*Given request*:
Omit pictures and quote the listing below line by line, from its start through the line that holds "plt.rcParams['font.family'] = ['Liberation".

*Dataset extract*:
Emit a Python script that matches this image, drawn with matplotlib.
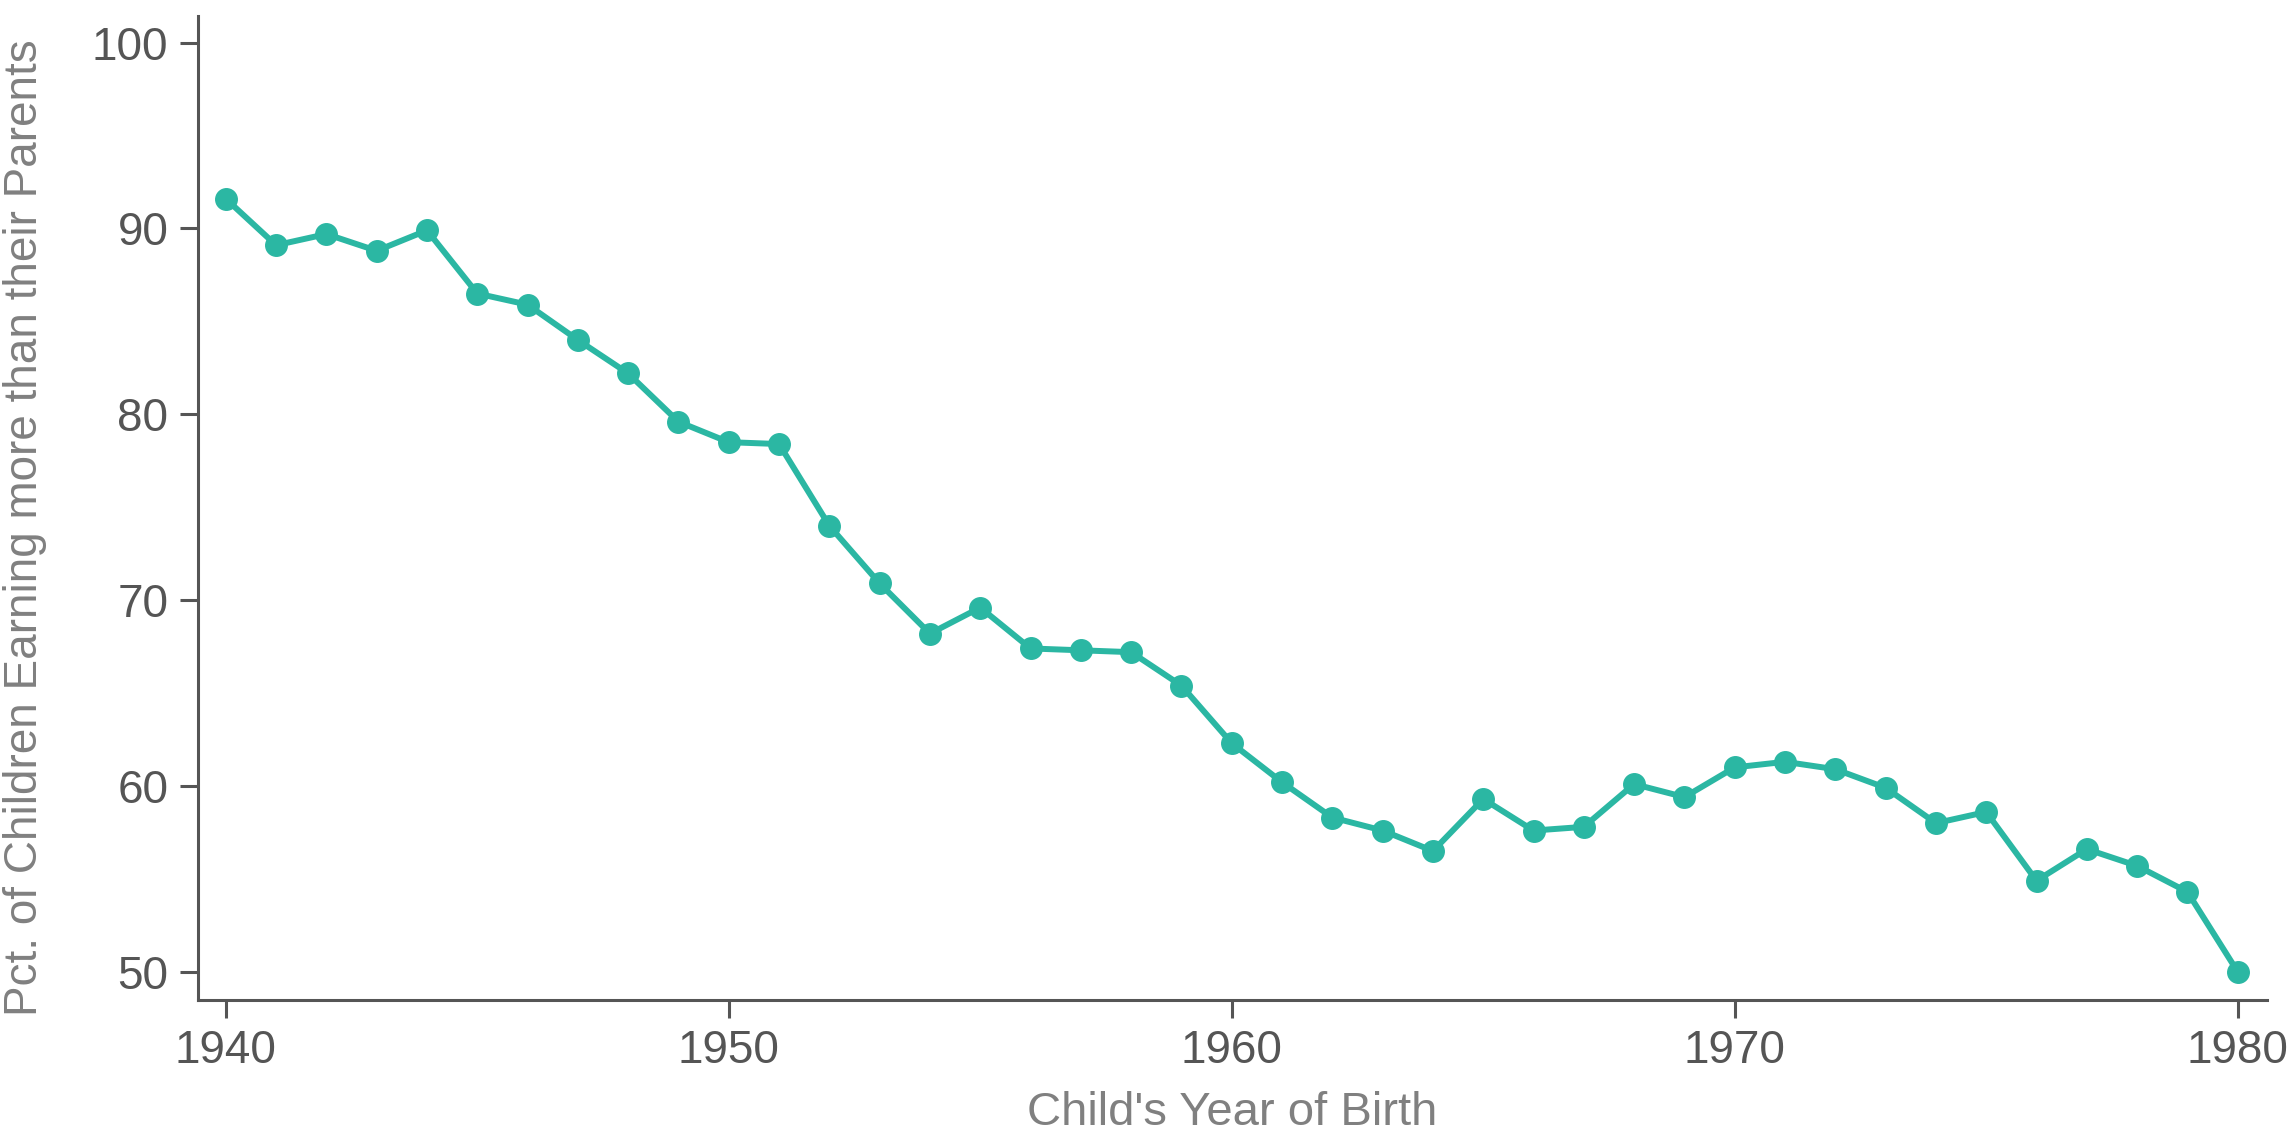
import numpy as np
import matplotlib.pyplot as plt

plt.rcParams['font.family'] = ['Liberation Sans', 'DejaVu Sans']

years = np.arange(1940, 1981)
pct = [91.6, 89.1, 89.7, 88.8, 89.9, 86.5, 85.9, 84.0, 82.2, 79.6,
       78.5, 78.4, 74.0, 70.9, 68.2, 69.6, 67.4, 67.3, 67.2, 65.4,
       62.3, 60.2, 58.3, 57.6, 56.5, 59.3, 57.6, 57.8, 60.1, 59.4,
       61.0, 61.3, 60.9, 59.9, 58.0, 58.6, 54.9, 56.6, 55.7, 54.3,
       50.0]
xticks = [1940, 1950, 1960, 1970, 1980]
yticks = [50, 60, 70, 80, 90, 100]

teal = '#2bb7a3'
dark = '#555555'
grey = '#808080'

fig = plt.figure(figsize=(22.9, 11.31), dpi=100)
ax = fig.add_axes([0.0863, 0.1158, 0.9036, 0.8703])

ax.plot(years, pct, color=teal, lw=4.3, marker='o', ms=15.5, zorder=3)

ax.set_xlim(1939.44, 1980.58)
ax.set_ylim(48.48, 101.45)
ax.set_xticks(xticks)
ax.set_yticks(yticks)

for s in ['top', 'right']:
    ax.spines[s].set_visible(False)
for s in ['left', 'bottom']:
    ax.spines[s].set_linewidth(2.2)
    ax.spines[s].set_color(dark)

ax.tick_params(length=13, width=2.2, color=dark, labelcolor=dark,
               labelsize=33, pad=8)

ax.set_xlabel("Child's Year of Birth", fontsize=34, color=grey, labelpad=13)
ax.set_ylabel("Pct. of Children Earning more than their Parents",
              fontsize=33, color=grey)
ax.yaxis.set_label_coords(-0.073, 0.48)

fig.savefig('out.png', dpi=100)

*Output of the task*:
Emit a Python script that matches this image, drawn with matplotlib.
import numpy as np
import matplotlib.pyplot as plt

plt.rcParams['font.family'] = ['Liberation Sans', 'DejaVu Sans']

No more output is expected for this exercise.